The quest metaphor is latent in much of Paz’s poetry, including A Draft of Shadows. This quest, which may be described as a search for heightened sensations, brings to the poem an element of utopianism, since it is founded on the presumption that human beings are capable of much more than they at first seem capable of doing or feeling. Furthermore, this quest or journey is primarily an inner one. It is undertaken by the active imagination and translated into poetry by means of inspiration and reflection. Therefore, in terms of Paz’s theory of poetry, the poet does not see so much as invent, by using his heightened imagination. This act of invention, which is encountered in the poem in images of breath and inspiration, is also aimed at restoring language to its original purity.

A Draft of Shadows, like much of Paz’s poetry, also contains a tension between conventional reality and poetic vision. This concern brings Paz into line with the Romantic William Blake. Heightened sensual experience and a return to innocence can be achieved by means of poetry, which is innocent (if its language is purified). This kind of innocence is opposed to culture and learning. Therefore, the child is the model for this natural innocence, since a child is a natural explorer. Childhood is, for Paz, usually a symbol for a lost paradise.

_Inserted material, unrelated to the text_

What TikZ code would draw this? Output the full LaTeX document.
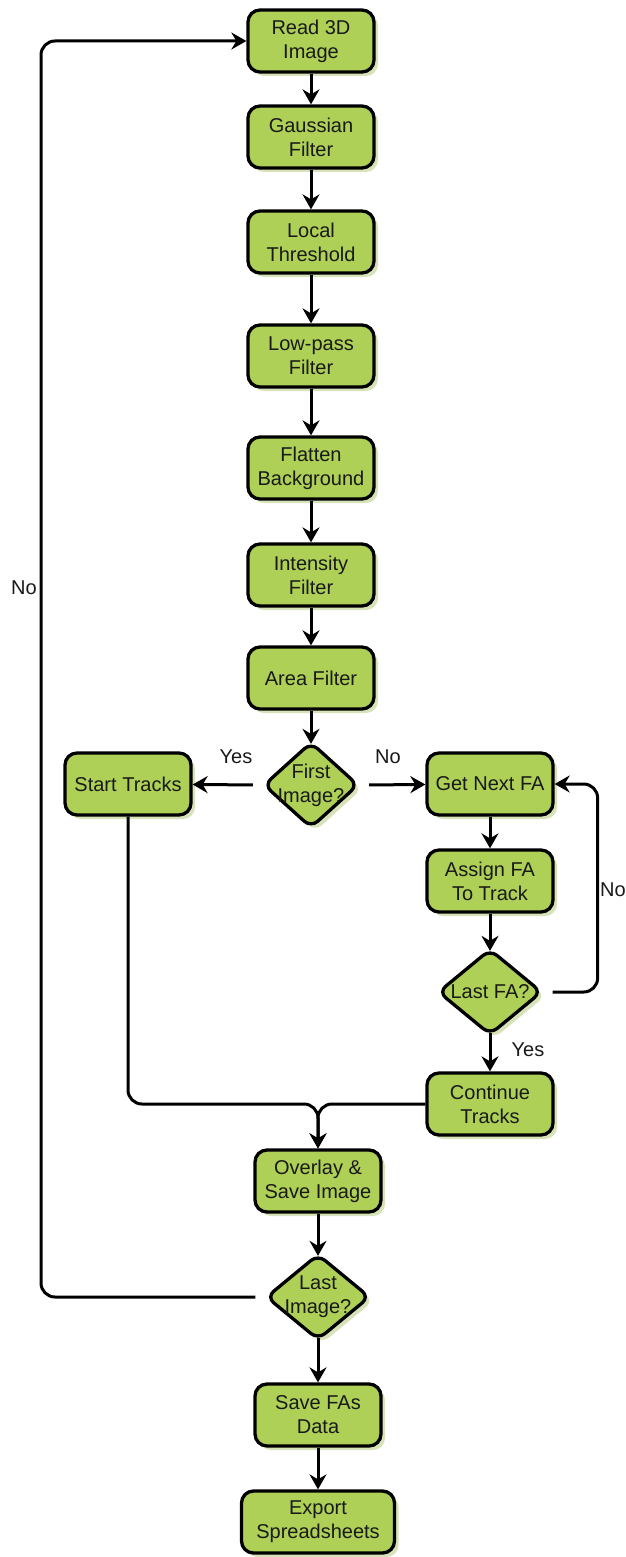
\documentclass[tikz,border=0pt]{standalone}
\usepackage{fontspec}
\setmainfont{Liberation Sans}
\usetikzlibrary{arrows.meta,shapes.geometric,shadows}

\begin{document}
\begin{tikzpicture}[
x=1pt, y=-1pt,
line width=3pt,
every node/.style={font=\fontsize{20}{24}\selectfont, text=black!90},
stepbox/.style={draw=black, line width=3.3pt, fill=boxgreen, rounded corners=12pt,
  minimum width=126pt, minimum height=62pt, inner xsep=5pt, align=center,
  drop shadow={shadow xshift=4pt, shadow yshift=-4pt, fill=shadegreen, opacity=1}},
decision/.style={diamond, draw=black, line width=3.3pt, fill=boxgreen, rounded corners=9pt,
  inner sep=0pt, minimum width=104pt, minimum height=86pt,
  drop shadow={shadow xshift=4pt, shadow yshift=-4pt, fill=shadegreen, opacity=1}},
arr/.style={-{Stealth[length=15pt,width=17pt,inset=5pt]}}
]
\definecolor{boxgreen}{RGB}{174,208,86}
\definecolor{shadegreen}{RGB}{214,227,184}

\useasboundingbox (0,0) rectangle (626,1557);

\node[stepbox] (read) at (311,41) {Read 3D\\Image};
\node[stepbox] (gauss) at (311,137) {Gaussian\\Filter};
\node[stepbox] (local) at (311,242) {Local\\Threshold};
\node[stepbox] (lowpass) at (311,356) {Low-pass\\Filter};
\node[stepbox] (flatten) at (311,468) {Flatten\\Background};
\node[stepbox] (intens) at (311,575) {Intensity\\Filter};
\node[stepbox] (area) at (311,678) {Area Filter};
\node[decision, minimum width=95pt, label={[align=center]center:First\\Image?}] (first) at (311,785) {};
\node[stepbox] (start) at (128,784) {Start Tracks};
\node[stepbox] (getnext) at (490,784) {Get Next FA};
\node[stepbox] (assign) at (490,881) {Assign FA\\To Track};
\node[decision, label=center:Last FA?] (lastfa) at (490,992) {};
\node[stepbox] (cont) at (490,1104) {Continue\\Tracks};
\coordinate (merge) at (318,1104);
\node[stepbox] (overlay) at (318,1181) {Overlay \&\\Save Image};
\node[decision, label={[align=center]center:Last\\Image?}] (lastimg) at (318,1297) {};
\node[stepbox] (savefa) at (318,1415) {Save FAs\\Data};
\node[stepbox, minimum width=153pt] (export) at (318,1522) {Export\\Spreadsheets};
\coordinate (back) at (41,1297);

\foreach \a/\b in {read/gauss, gauss/local, local/lowpass, lowpass/flatten, flatten/intens,
  intens/area, getnext/assign, savefa/export}
  \draw[arr] (\a) -- (\b);
\foreach \a/\b in {area/first, assign/lastfa, overlay/lastimg}
  \draw[arr, shorten >=-3.5pt] (\a) -- (\b);
\foreach \a/\b in {lastfa/cont, lastimg/savefa}
  \draw[arr, shorten <=-3.5pt] (\a) -- (\b);

\draw[arr, shorten <=9pt] (first.west) -- (start);
\draw[arr, shorten <=9pt] (first.east) -- (getnext);
\draw[arr, shorten <=9pt, rounded corners=14pt] (lastfa.east) -- ++(54,0) |- (getnext.east);
\draw[arr, rounded corners=14pt] (start.south) |- (merge) -- (overlay.north);
\draw[arr, rounded corners=14pt] (cont.west) -| (overlay.north);
\draw[arr, shorten <=9pt, rounded corners=14pt] (lastimg.west) -- (back) |- (read.west);

\node (yesfirst) at (236,757) {Yes};
\node (nofirst) at (388,757) {No};
\node (nolastfa) at (613,890) {No};
\node (yeslastfa) at (528,1050) {Yes};
\node (nolastimg) at (24,588) {No};
\end{tikzpicture}
\end{document}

Perhaps the most important device the poem utilizes, however, is motion as evolution. The narrator’s consciousness searches throughout the poem for answers and breakthroughs that will give life meaning. He is seeking a pattern of myths that will eternalize life and, by extension, poetry. So, throughout Paz’s work, traditional mythologies are used as vehicles for specific poetic inspirations and glimpses of truth. Paz may use the symbolism, for example, of Christianity and the Nahu religion, Greco-Roman myths, Aztec myths, Brahmanism, and Buddhism. Paz retains, however, especially in A Draft of Shadows, a love for Mexico, for its sights and sounds and smells.

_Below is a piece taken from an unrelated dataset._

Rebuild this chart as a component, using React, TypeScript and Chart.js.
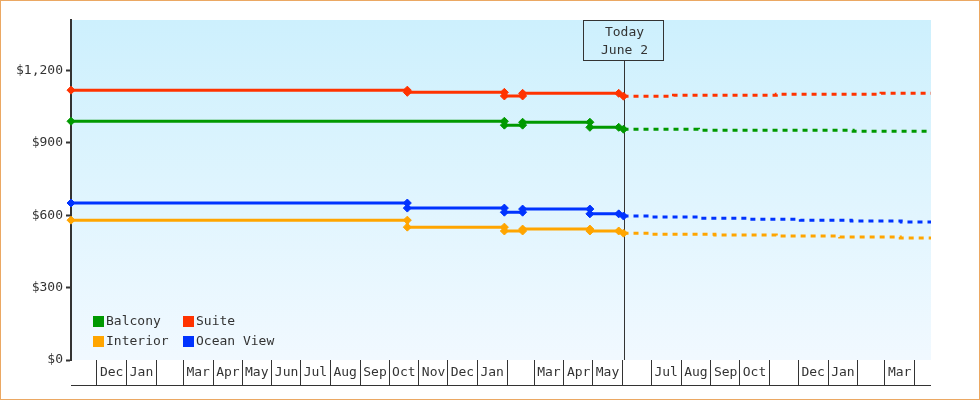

A Draft of Shadows also reflects Paz’s interest in Surrealism. The poem is dedicated to two of Paz’s Surrealist influences: André Breton and Benjamin Péret. A Draft of Shadows echoes a Surrealist exploration of the whole self by taking into account the individual, especially individual fantasies and dream worlds (which come to represent a better, more primitive experience).

Paz also makes extensive use of assonance and alliteration throughout the poem. This concern with the sounds of poetic language can be ironic, in which case the play of words not only calls to the reader’s mind varieties of associative meanings, but also creates a polyvalency that in turn engenders ambiguity. Such an atmosphere fosters unusual images and verbal experimentation.

Finally, another important motif running throughout A Draft of Shadows is that of the imprisoning effect of time. It is the creation of myth that enables the human being to transcend time and to find meaning in life. This is why Paz is so interested in the myths of other cultures and other historical periods. There is also a sense generally in Paz’s poetry—and this is very important in A Draft of Shadows—of the work of art, the poem, creating its own eternal moment: an awareness by the artist of a new, higher consciousness that exists apart from time. The emergence of a poem on a piece of paper, the emergence that Paz is so conscious of in A Draft of Shadows, is a magical act, similar to the creation of myths by a religion.